The report conceded that such cases might not permit the “bulk collection” of the sort carried out under the NSA program. However, it asserts, “the relevance standard affords considerable latitude, where necessary, and depending on the context, to collect a large volume of data in order to find the key bits of information contained within.”

Elizabeth Goitein, co-director of the Brennan Center for Justice’s Liberty and National Security Program, said the Justice Department did not make its case.

“I think a lot of Americans would say if the government isn’t investigating a specific crime, then it has no business collecting every American’s records,” she said.

Goitein said the public would be better served by the release of the 2006 opinion by a surveillance court judge, Colleen Kollar-Kotelly, that authorized the bulk collection. That ruling is still classified.

The administration is considering whether it can release the opinion. Officials have said extricating the legal analysis from classified material is difficult. But privacy advocates say now that the program’s existence has been declassified, the public ought to be able to see the court’s legal analysis.
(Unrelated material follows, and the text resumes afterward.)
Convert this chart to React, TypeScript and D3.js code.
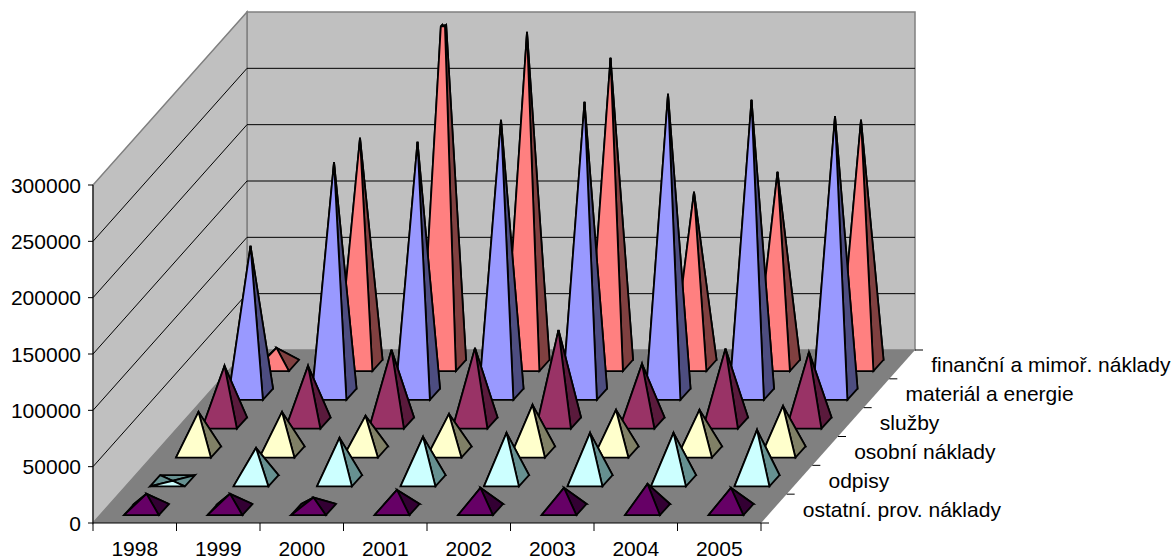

“The court has a responsibility to address counter­arguments and contrary case law,” Goitein said. “We don’t see that in this white paper because the government is just advocating for its position.”

The Foreign Intelligence Surveillance Court hears applications for surveillance orders in secret, and the only the party that generally appears before it is the government, which is represented by a Justice Department lawyer.

“In a situation where you don’t have an advocate on the other side, I would hope that the court would have taken it upon itself to consider some of the contrary arguments,” Goitein said. “I’d like to see the court consider the fact that what the government was proposing to do went far beyond what it has been authorized to do under a ‘relevance’ standard in any other context.”